What the exercise asks: Leave out the images; return the rest of the data exactly.

Information supplied:
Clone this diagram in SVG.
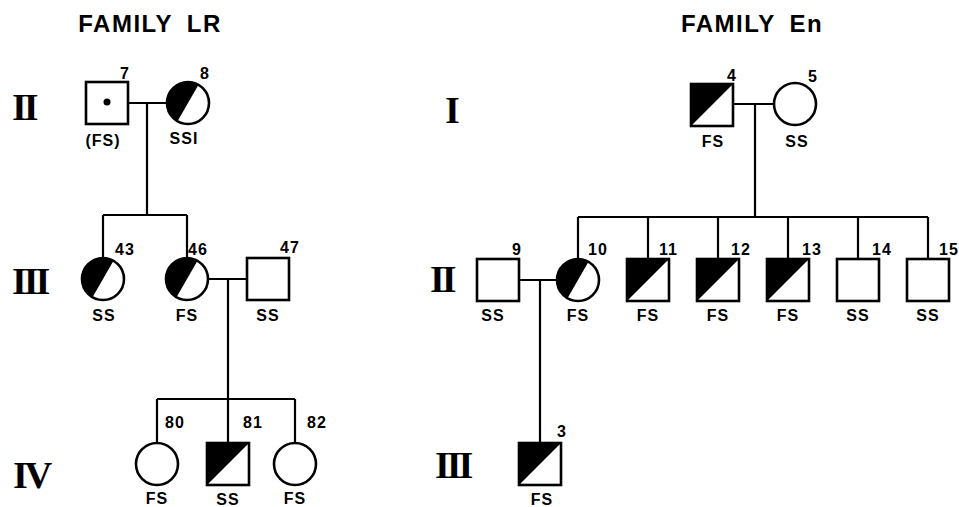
<svg xmlns="http://www.w3.org/2000/svg" xmlns:xlink="http://www.w3.org/1999/xlink" width="959" height="507" viewBox="0 0 959 507">
<style>
.sym{fill:none;stroke:#000;stroke-width:2.6}
.ln{fill:none;stroke:#000;stroke-width:2.2}
.t{font-family:"Liberation Sans",Arial,sans-serif;font-weight:bold;fill:#000}
.title{font-size:24px;letter-spacing:1.5px;word-spacing:6px;text-anchor:middle}
.num{font-size:16px;letter-spacing:1px}
.lab{font-size:16px;letter-spacing:1px;text-anchor:middle}
.rom{font-family:"Liberation Serif","Times New Roman",serif;font-weight:bold;font-size:38px;letter-spacing:-3px;fill:#000}
</style>
<defs>
<g id="hcirc"><path d="M-10.5,18.2 A21,21 0 0 1 10.5,-18.2 Z" fill="#000"/><circle r="21" class="sym"/></g>
<g id="hsq"><path d="M-21,-21 H21 L-21,21 Z" fill="#000"/><rect x="-21" y="-21" width="42" height="42" class="sym"/></g>
<g id="sq"><rect x="-21" y="-21" width="42" height="42" class="sym"/></g>
<g id="circ"><circle r="21" class="sym"/></g>
</defs>
<rect width="959" height="507" fill="#fff"/>

<text class="t title" x="150" y="32">FAMILY LR</text>
<text class="t title" x="752" y="32">FAMILY En</text>

<g id="generations">
<text class="rom" x="12" y="120">II</text>
<text class="rom" x="12" y="294">III</text>
<text class="rom" x="13" y="488">IV</text>
<text class="rom" x="445" y="123">I</text>
<text class="rom" x="430" y="292">II</text>
<text class="rom" x="435" y="478">III</text>
</g>

<g id="connectors">
<path class="ln" d="M128,103 H167 M147,103 V215 M103,215 H187 M103,215 V258 M187,215 V258"/>
<path class="ln" d="M208,279 H247 M228,279 V399 M157,399 H295 M157,399 V443 M228,399 V443 M295,399 V443"/>
<path class="ln" d="M733,104 H774 M755,104 V217 M578,217 H928 M578,217 V259 M648,217 V259 M718,217 V259 M788,217 V259 M858,217 V259 M928,217 V259"/>
<path class="ln" d="M519,280 H557 M540,280 V443"/>
</g>

<g id="LR7"><use xlink:href="#sq" x="107" y="103"/><circle cx="107" cy="102" r="3.5" fill="#000"/><text class="t num" x="120" y="79">7</text><text class="t lab" x="103" y="146">(FS)</text></g>
<g id="LR8"><use xlink:href="#hcirc" x="188" y="103"/><text class="t num" x="200" y="79">8</text><text class="t lab" x="184" y="144">SSI</text></g>
<g id="LR43"><use xlink:href="#hcirc" x="103" y="279"/><text class="t num" x="115" y="255">43</text><text class="t lab" x="104" y="321">SS</text></g>
<g id="LR46"><use xlink:href="#hcirc" x="187" y="279"/><text class="t num" x="188" y="255">46</text><text class="t lab" x="187" y="321">FS</text></g>
<g id="LR47"><use xlink:href="#sq" x="268" y="279"/><text class="t num" x="280" y="253">47</text><text class="t lab" x="268" y="321">SS</text></g>
<g id="LR80"><use xlink:href="#circ" x="157" y="464"/><text class="t num" x="165" y="428">80</text><text class="t lab" x="157" y="504">FS</text></g>
<g id="LR81"><use xlink:href="#hsq" x="228" y="464"/><text class="t num" x="243" y="428">81</text><text class="t lab" x="228" y="505">SS</text></g>
<g id="LR82"><use xlink:href="#circ" x="295" y="464"/><text class="t num" x="307" y="428">82</text><text class="t lab" x="295" y="504">FS</text></g>

<g id="En4"><use xlink:href="#hsq" x="712" y="105"/><text class="t num" x="727" y="81">4</text><text class="t lab" x="713" y="147">FS</text></g>
<g id="En5"><use xlink:href="#circ" x="795" y="104"/><text class="t num" x="808" y="82">5</text><text class="t lab" x="797" y="147">SS</text></g>
<g id="En9"><use xlink:href="#sq" x="498" y="280"/><text class="t num" x="512" y="255">9</text><text class="t lab" x="493" y="321">SS</text></g>
<g id="En10"><use xlink:href="#hcirc" x="578" y="280"/><text class="t num" x="588" y="255">10</text><text class="t lab" x="578" y="321">FS</text></g>
<g id="En11"><use xlink:href="#hsq" x="648" y="280"/><text class="t num" x="659" y="255">11</text><text class="t lab" x="648" y="321">FS</text></g>
<g id="En12"><use xlink:href="#hsq" x="718" y="280"/><text class="t num" x="731" y="255">12</text><text class="t lab" x="718" y="321">FS</text></g>
<g id="En13"><use xlink:href="#hsq" x="788" y="280"/><text class="t num" x="802" y="255">13</text><text class="t lab" x="788" y="321">FS</text></g>
<g id="En14"><use xlink:href="#sq" x="858" y="280"/><text class="t num" x="872" y="255">14</text><text class="t lab" x="858" y="321">SS</text></g>
<g id="En15"><use xlink:href="#sq" x="928" y="280"/><text class="t num" x="939" y="255" letter-spacing="0">15</text><text class="t lab" x="928" y="321">SS</text></g>
<g id="En3"><use xlink:href="#hsq" x="540" y="464"/><text class="t num" x="557" y="437">3</text><text class="t lab" x="542" y="505">FS</text></g>
</svg>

Answer to this problem:
Clone this diagram in SVG.
<svg xmlns="http://www.w3.org/2000/svg" xmlns:xlink="http://www.w3.org/1999/xlink" width="959" height="507" viewBox="0 0 959 507">
<style>
.sym{fill:none;stroke:#000;stroke-width:2.6}
.ln{fill:none;stroke:#000;stroke-width:2.2}
.t{font-family:"Liberation Sans",Arial,sans-serif;font-weight:bold;fill:#000}
.title{font-size:24px;letter-spacing:1.5px;word-spacing:6px;text-anchor:middle}
.num{font-size:16px;letter-spacing:1px}
.lab{font-size:16px;letter-spacing:1px;text-anchor:middle}
.rom{font-family:"Liberation Serif","Times New Roman",serif;font-weight:bold;font-size:38px;letter-spacing:-3px;fill:#000}
</style>
<defs>
<g id="hcirc"><path d="M-10.5,18.2 A21,21 0 0 1 10.5,-18.2 Z" fill="#000"/><circle r="21" class="sym"/></g>
<g id="hsq"><path d="M-21,-21 H21 L-21,21 Z" fill="#000"/><rect x="-21" y="-21" width="42" height="42" class="sym"/></g>
<g id="sq"><rect x="-21" y="-21" width="42" height="42" class="sym"/></g>
<g id="circ"><circle r="21" class="sym"/></g>
</defs>
<rect width="959" height="507" fill="#fff"/>

<text class="t title" x="150" y="32">FAMILY LR</text>
<text class="t title" x="752" y="32">FAMILY En</text>

<g id="generations">
<text class="rom" x="12" y="120">II</text>
<text class="rom" x="12" y="294">III</text>
<text class="rom" x="13" y="488">IV</text>
<text class="rom" x="445" y="123">I</text>
<text class="rom" x="430" y="292">II</text>
<text class="rom" x="435" y="478">III</text>
</g>

<g id="connectors">
<path class="ln" d="M128,103 H167 M147,103 V215 M103,215 H187 M103,215 V258 M187,215 V258"/>
<path class="ln" d="M208,279 H247 M228,279 V399 M157,399 H295 M157,399 V443 M228,399 V443 M295,399 V443"/>
<path class="ln" d="M733,104 H774 M755,104 V217 M578,217 H928 M578,217 V259 M648,217 V259 M718,217 V259 M788,217 V259 M858,217 V259 M928,217 V259"/>
<path class="ln" d="M519,280 H557 M540,280 V443"/>
</g>

<g id="LR7"><use xlink:href="#sq" x="107" y="103"/><circle cx="107" cy="102" r="3.5" fill="#000"/><text class="t num" x="120" y="79">7</text><text class="t lab" x="103" y="146">(FS)</text></g>
<g id="LR8"><use xlink:href="#hcirc" x="188" y="103"/><text class="t num" x="200" y="79">8</text><text class="t lab" x="184" y="144">SSI</text></g>
<g id="LR43"><use xlink:href="#hcirc" x="103" y="279"/><text class="t num" x="115" y="255">43</text><text class="t lab" x="104" y="321">SS</text></g>
<g id="LR46"><use xlink:href="#hcirc" x="187" y="279"/><text class="t num" x="188" y="255">46</text><text class="t lab" x="187" y="321">FS</text></g>
<g id="LR47"><use xlink:href="#sq" x="268" y="279"/><text class="t num" x="280" y="253">47</text><text class="t lab" x="268" y="321">SS</text></g>
<g id="LR80"><use xlink:href="#circ" x="157" y="464"/><text class="t num" x="165" y="428">80</text><text class="t lab" x="157" y="504">FS</text></g>
<g id="LR81"><use xlink:href="#hsq" x="228" y="464"/><text class="t num" x="243" y="428">81</text><text class="t lab" x="228" y="505">SS</text></g>
<g id="LR82"><use xlink:href="#circ" x="295" y="464"/><text class="t num" x="307" y="428">82</text><text class="t lab" x="295" y="504">FS</text></g>

<g id="En4"><use xlink:href="#hsq" x="712" y="105"/><text class="t num" x="727" y="81">4</text><text class="t lab" x="713" y="147">FS</text></g>
<g id="En5"><use xlink:href="#circ" x="795" y="104"/><text class="t num" x="808" y="82">5</text><text class="t lab" x="797" y="147">SS</text></g>
<g id="En9"><use xlink:href="#sq" x="498" y="280"/><text class="t num" x="512" y="255">9</text><text class="t lab" x="493" y="321">SS</text></g>
<g id="En10"><use xlink:href="#hcirc" x="578" y="280"/><text class="t num" x="588" y="255">10</text><text class="t lab" x="578" y="321">FS</text></g>
<g id="En11"><use xlink:href="#hsq" x="648" y="280"/><text class="t num" x="659" y="255">11</text><text class="t lab" x="648" y="321">FS</text></g>
<g id="En12"><use xlink:href="#hsq" x="718" y="280"/><text class="t num" x="731" y="255">12</text><text class="t lab" x="718" y="321">FS</text></g>
<g id="En13"><use xlink:href="#hsq" x="788" y="280"/><text class="t num" x="802" y="255">13</text><text class="t lab" x="788" y="321">FS</text></g>
<g id="En14"><use xlink:href="#sq" x="858" y="280"/><text class="t num" x="872" y="255">14</text><text class="t lab" x="858" y="321">SS</text></g>
<g id="En15"><use xlink:href="#sq" x="928" y="280"/><text class="t num" x="939" y="255" letter-spacing="0">15</text><text class="t lab" x="928" y="321">SS</text></g>
<g id="En3"><use xlink:href="#hsq" x="540" y="464"/><text class="t num" x="557" y="437">3</text><text class="t lab" x="542" y="505">FS</text></g>
</svg>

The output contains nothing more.